May 28, 2020 (EIRNS)—There is a noticeable shift in tone in China’s semi-official media, in response to the escalating attacks on the country coming from Secretary of State Mike Pompeo, White House adviser and China negotiator Peter Navarro, Defense Secretary Mark Esper, and even President Trump himself, over the course of month of May to date. Global Times editorialized that,

“In the face of U.S. aggression, China should adopt a calm mentality and be prepared to engage in a long-term battle with the U.S.... As China maintains its powerful nuclear deterrence and boosts its military strength, the U.S. will not readily resort to a military showdown with China over China’s core interests. Decoupling is the last trump card the U.S. has.... If the U.S. insists on decoupling with China in sectors where its own strength is shrinking, let it be.”

Responding to Pompeo’s open threats to damage Hong Kong’s role as an international financial center, the editorial continued: “If a financial war spirals out of control, it is the U.S. that will suffer the most. With its real economy shrinking, the U.S. economy is largely relying on the financial sector, which means launching a financial war equals self-harm.... The China-U.S. ‘battle over Hong Kong’ is on.”

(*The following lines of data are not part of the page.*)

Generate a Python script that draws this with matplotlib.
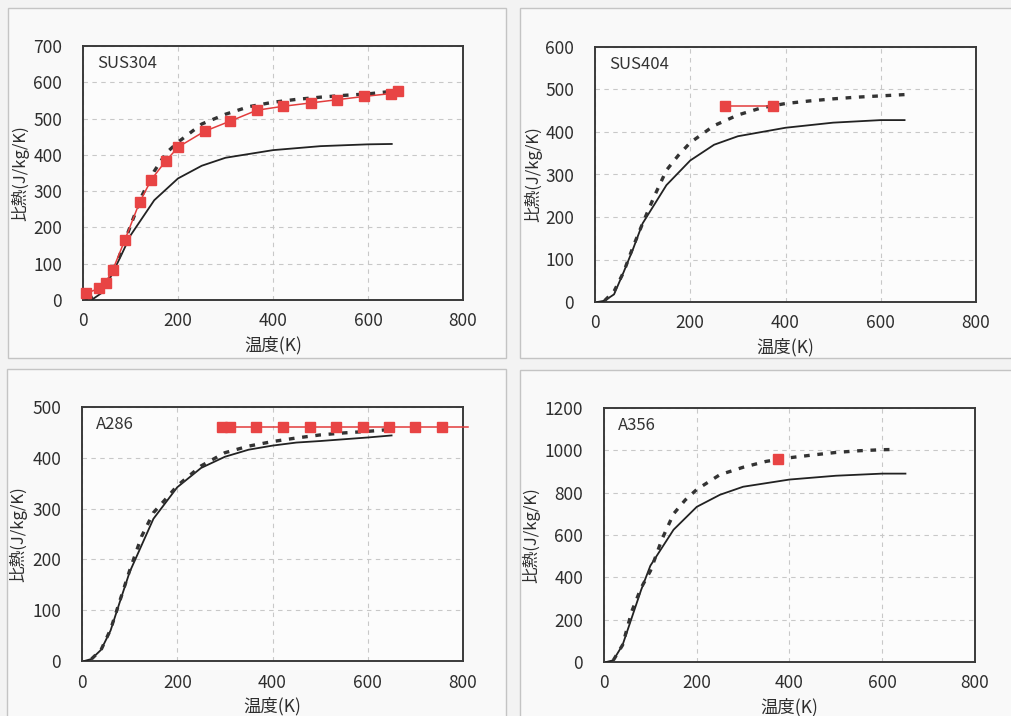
import matplotlib
matplotlib.use("Agg")
import matplotlib.pyplot as plt
from matplotlib.patches import Rectangle

plt.rcParams['font.family'] = ['Noto Sans CJK JP', 'DejaVu Sans']

# ---- data ----
# SUS304
t_solid_304 = [5, 20, 40, 60, 80, 100, 150, 200, 250, 300, 400, 500, 600, 650]
cp_solid_304 = [0, 2, 20, 68, 122, 178, 275, 335, 370, 392, 413, 424, 429, 430]
t_dash_304 = [10, 25, 50, 75, 100, 125, 150, 175, 200, 250, 300, 350, 400, 450, 500, 550, 600, 650]
cp_dash_304 = [2, 10, 45, 115, 205, 290, 355, 405, 435, 485, 512, 533, 545, 553, 559, 564, 568, 575]
t_meas_304 = [7, 33, 48, 63, 88, 119, 144, 174, 201, 256, 310, 366, 422, 479, 535, 592, 649, 663]
cp_meas_304 = [18, 32, 48, 84, 165, 269, 332, 383, 422, 465, 493, 523, 534, 543, 552, 561, 569, 575]

# SUS404
t_solid_404 = [5, 20, 40, 60, 80, 100, 150, 200, 250, 300, 400, 500, 600, 650]
cp_solid_404 = [0, 3, 18, 70, 125, 185, 275, 333, 370, 390, 410, 422, 428, 428]
t_dash_404 = [20, 40, 60, 80, 100, 125, 150, 175, 200, 250, 300, 350, 400, 450, 500, 550, 600, 650]
cp_dash_404 = [3, 25, 70, 130, 185, 250, 310, 345, 375, 415, 440, 457, 467, 473, 478, 482, 485, 488]
t_meas_404 = [273, 373]
cp_meas_404 = [460, 460]

# A286
t_solid_286 = [5, 20, 40, 60, 80, 100, 150, 200, 250, 300, 350, 400, 450, 500, 600, 650]
cp_solid_286 = [0, 4, 22, 60, 118, 175, 280, 342, 380, 402, 416, 424, 430, 433, 440, 444]
t_dash_286 = [20, 40, 60, 80, 100, 125, 150, 175, 200, 250, 300, 350, 400, 450, 500, 550, 600, 650]
cp_dash_286 = [4, 22, 62, 120, 178, 245, 292, 318, 345, 384, 410, 423, 432, 439, 445, 449, 452, 456]
t_meas_286 = [293, 311, 366, 422, 478, 533, 589, 644, 700, 755, 811]
cp_meas_286 = [460] * 11

# A356
t_solid_356 = [5, 20, 40, 60, 80, 100, 150, 200, 250, 300, 400, 500, 600, 650]
cp_solid_356 = [0, 8, 80, 210, 340, 455, 625, 733, 790, 828, 862, 880, 890, 890]
t_dash_356 = [20, 40, 60, 80, 100, 125, 150, 175, 200, 250, 300, 350, 400, 450, 500, 550, 600, 625]
cp_dash_356 = [8, 80, 240, 350, 430, 580, 700, 765, 815, 885, 920, 948, 965, 978, 990, 998, 1003, 1004]
t_meas_356 = [375]
cp_meas_356 = [960]

names = ["SUS304", "SUS404", "A286", "A356"]
ymax = [700, 600, 500, 1200]
ystep = [100, 100, 100, 200]

W, H = 1012, 716
fig = plt.figure(figsize=(W / 100, H / 100), dpi=100, facecolor='#f3f3f3')


def px_box(x0, y0, x1, y1):
    # pixel box (top-left origin) -> figure fraction
    return [x0 / W, 1 - y1 / H, (x1 - x0) / W, (y1 - y0) / H]


# light frames round each panel
for x0, y0, x1, y1 in [(8, 8, 506, 358), (520, 8, 1030, 358), (7, 369, 506, 730), (520, 370, 1030, 730)]:
    b = px_box(x0, y0, x1, y1)
    fig.add_artist(Rectangle((b[0], b[1]), b[2], b[3], transform=fig.transFigure,
                             facecolor='#f9f9f9', edgecolor='#c4c4c4', lw=1.0, zorder=0))

axes_boxes = [(83, 46, 463, 300), (595, 47, 976, 302), (82, 407, 463, 661), (604, 408, 975, 662)]
ylabel_x = [-0.166, -0.163, -0.168, -0.197]

series = [
    (t_solid_304, cp_solid_304, t_dash_304, cp_dash_304, t_meas_304, cp_meas_304),
    (t_solid_404, cp_solid_404, t_dash_404, cp_dash_404, t_meas_404, cp_meas_404),
    (t_solid_286, cp_solid_286, t_dash_286, cp_dash_286, t_meas_286, cp_meas_286),
    (t_solid_356, cp_solid_356, t_dash_356, cp_dash_356, t_meas_356, cp_meas_356),
]

for i, (ts, cs, td, cd, tm, cm) in enumerate(series):
    ax = fig.add_axes(px_box(*axes_boxes[i]))
    ax.set_facecolor('#fcfcfc')
    # calculated curves
    ax.plot(ts, cs, color='#222222', lw=1.3, zorder=3)
    ax.plot(td, cd, color='#333333', lw=2.4, linestyle=(0, (1.7, 2.3)), zorder=3)
    # measured values (line runs past the axis edge in the A286 panel)
    mk = [j for j, t in enumerate(tm) if t <= 800]
    ax.plot(tm, cm, color='#e23c3c', lw=1.1, marker='s', markersize=6.5,
            markerfacecolor='#e84444', markeredgecolor='#e84444', markevery=mk,
            clip_on=False, zorder=4)

    ax.set_xlim(0, 800)
    ax.set_ylim(0, ymax[i])
    ax.set_xticks(range(0, 801, 200))
    ax.set_yticks(range(0, ymax[i] + 1, ystep[i]))
    ax.grid(True, color='#c8c8c8', linestyle=(0, (4, 4)), lw=0.8)
    ax.set_axisbelow(True)
    for s in ax.spines.values():
        s.set_color('#3a3a3a')
        s.set_linewidth(1.4)
    ax.tick_params(length=0, labelsize=12.5, labelcolor='#2e2e2e')
    ax.tick_params(axis='y', pad=15)
    ax.tick_params(axis='x', pad=9)

    ax.set_xlabel("温度(K)", fontsize=12.5, color='#2e2e2e')
    ax.xaxis.label.set_va('center')
    ax.xaxis.set_label_coords(0.5, -0.177)
    ax.set_ylabel("比熱(J/kg/K)", fontsize=12, color='#2e2e2e')
    ax.yaxis.label.set_va('center')
    ax.yaxis.set_label_coords(ylabel_x[i], 0.5)

    ax.text(0.037, 0.93, names[i], transform=ax.transAxes, fontsize=12,
            color='#333333', ha='left', va='center')

plt.savefig("out.png", dpi=100, facecolor=fig.get_facecolor())
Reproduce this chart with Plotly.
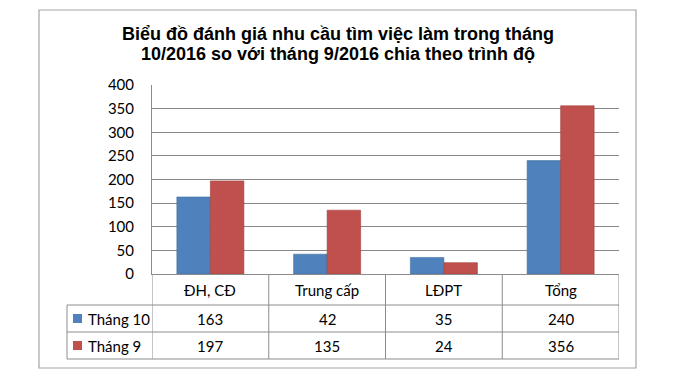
import plotly.graph_objects as go

categories = ["ĐH, CĐ", "Trung cấp", "LĐPT", "Tổng"]
series_names = ["Tháng 10", "Tháng 9"]
thang10 = [163, 42, 35, 240]
thang9 = [197, 135, 24, 356]
y_ticks = [0, 50, 100, 150, 200, 250, 300, 350, 400]
title_lines = ["Biểu đồ đánh giá nhu cầu tìm việc làm trong tháng",
               "10/2016 so với tháng 9/2016 chia theo trình độ"]

colors = ["#4F81BD", "#C0504D"]
line_colors = ["#41719C", "#A0403D"]

W, H = 680, 392
L, R, T, B = 152, 61, 85, 118
PW, PH = W - L - R, H - T - B


def px_x(p):
    return (p - L) / PW


def px_y(p):
    return (H - B - p) / PH


FONT = "Lato, Carlito, Calibri, sans-serif"
GRID = "#878787"
TBL = "#8C8C8C"

fig = go.Figure()
for name, vals, c, lc in zip(series_names, [thang10, thang9], colors, line_colors):
    fig.add_trace(go.Bar(x=categories, y=vals, name=name,
                         marker=dict(color=c, line=dict(color=lc, width=0.6)),
                         showlegend=False))

shapes = []
shapes.append(dict(type="rect", xref="paper", yref="paper",
                   x0=px_x(39), x1=px_x(636), y0=px_y(368), y1=px_y(10),
                   line=dict(color="#A6A6A6", width=1.2), layer="below"))

row_lines = [305, 332, 359]
tbl_left = 67
for ry in row_lines:
    shapes.append(dict(type="line", xref="paper", yref="paper",
                       x0=px_x(tbl_left), x1=1, y0=px_y(ry), y1=px_y(ry),
                       line=dict(color=TBL, width=1)))
for i in range(len(categories) + 1):
    shapes.append(dict(type="line", xref="x", yref="paper",
                       x0=i - 0.5, x1=i - 0.5, y0=px_y(359), y1=0,
                       line=dict(color=TBL, width=1)))
shapes.append(dict(type="line", xref="paper", yref="paper",
                   x0=px_x(tbl_left), x1=px_x(tbl_left), y0=px_y(359), y1=px_y(305),
                   line=dict(color=TBL, width=1)))

annotations = []
for line, cy in zip(title_lines, [34, 54]):
    annotations.append(dict(text="<b>" + line + "</b>", xref="paper", yref="paper",
                            x=px_x(338), y=px_y(cy), xanchor="center", yanchor="middle",
                            showarrow=False, align="center",
                            font=dict(family="Liberation Sans, Arial, sans-serif", size=18,
                                      color="#000000")))

header_c = (274 + 305) / 2
row_cs = [(305 + 332) / 2, (332 + 359) / 2]
for cat in categories:
    annotations.append(dict(text=cat, xref="x", yref="paper", x=cat, y=px_y(header_c),
                            xanchor="center", yanchor="middle", showarrow=False,
                            font=dict(family=FONT, size=15, color="#000000")))
for rc, name, vals, c in zip(row_cs, series_names, [thang10, thang9], colors):
    annotations.append(dict(text=name, xref="paper", yref="paper", x=px_x(86), y=px_y(rc),
                            xanchor="left", yanchor="middle", showarrow=False,
                            font=dict(family=FONT, size=15, color="#000000")))
    shapes.append(dict(type="rect", xref="paper", yref="paper",
                       x0=px_x(73), x1=px_x(82), y0=px_y(rc + 4.5), y1=px_y(rc - 4.5),
                       fillcolor=c, line=dict(width=0)))
    for cat, v in zip(categories, vals):
        annotations.append(dict(text=str(v), xref="x", yref="paper", x=cat, y=px_y(rc),
                                xanchor="center", yanchor="middle", showarrow=False,
                                font=dict(family=FONT, size=15, color="#000000")))

fig.update_layout(
    width=W, height=H,
    margin=dict(l=L, r=R, t=T, b=B, pad=0),
    paper_bgcolor="white", plot_bgcolor="white",
    barmode="group", bargap=0.426, bargroupgap=0,
    shapes=shapes, annotations=annotations,
    font=dict(family=FONT, size=14, color="#000000"),
)
fig.update_xaxes(showticklabels=False, showline=True, linecolor=TBL, linewidth=1,
                 range=[-0.5, 3.5], showgrid=False, ticks="", fixedrange=True)
fig.update_yaxes(range=[0, 400], tickvals=y_ticks, showgrid=True, gridcolor=GRID,
                 gridwidth=1, showline=True, linecolor=TBL, linewidth=1, zeroline=False,
                 ticks="", ticklabelstandoff=14, tickfont=dict(family=FONT, size=15),
                 fixedrange=True)

fig.write_html("out.html")
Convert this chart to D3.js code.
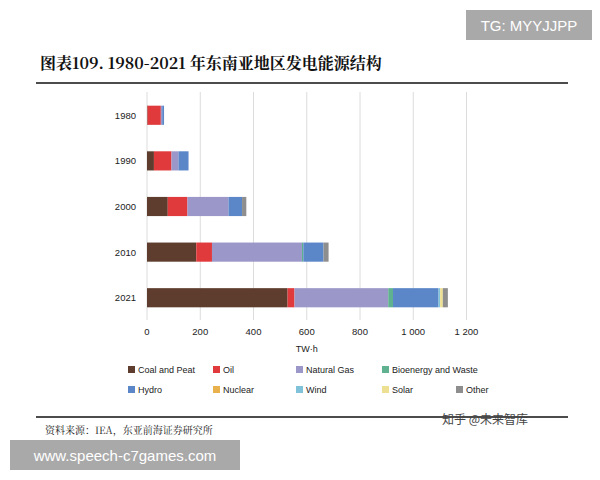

A second Global Times editorial stated:

“There is growing speculation that the U.S.’s strong response may open a new front in the U.S.-China confrontation, which could escalate into a ‘financial war’ and lead to regrettable economic repercussions. A financial war is very different to the exchange of trade sanctions. Punitive trade measures may target a country’s trade sectors or companies, but it is hard to punish a country’s financial market precisely.”

The editorial continued:

“If Trump takes on China in the financial field, he would roil the global markets, as such a war would certainly go beyond Chinese and U.S. markets. No developed countries could shelter their open financial systems from the shocks. The Trump administration needs to think about consequences before taking any reckless moves, because no one knows how fast market risks could spread and what crisis they may cause.”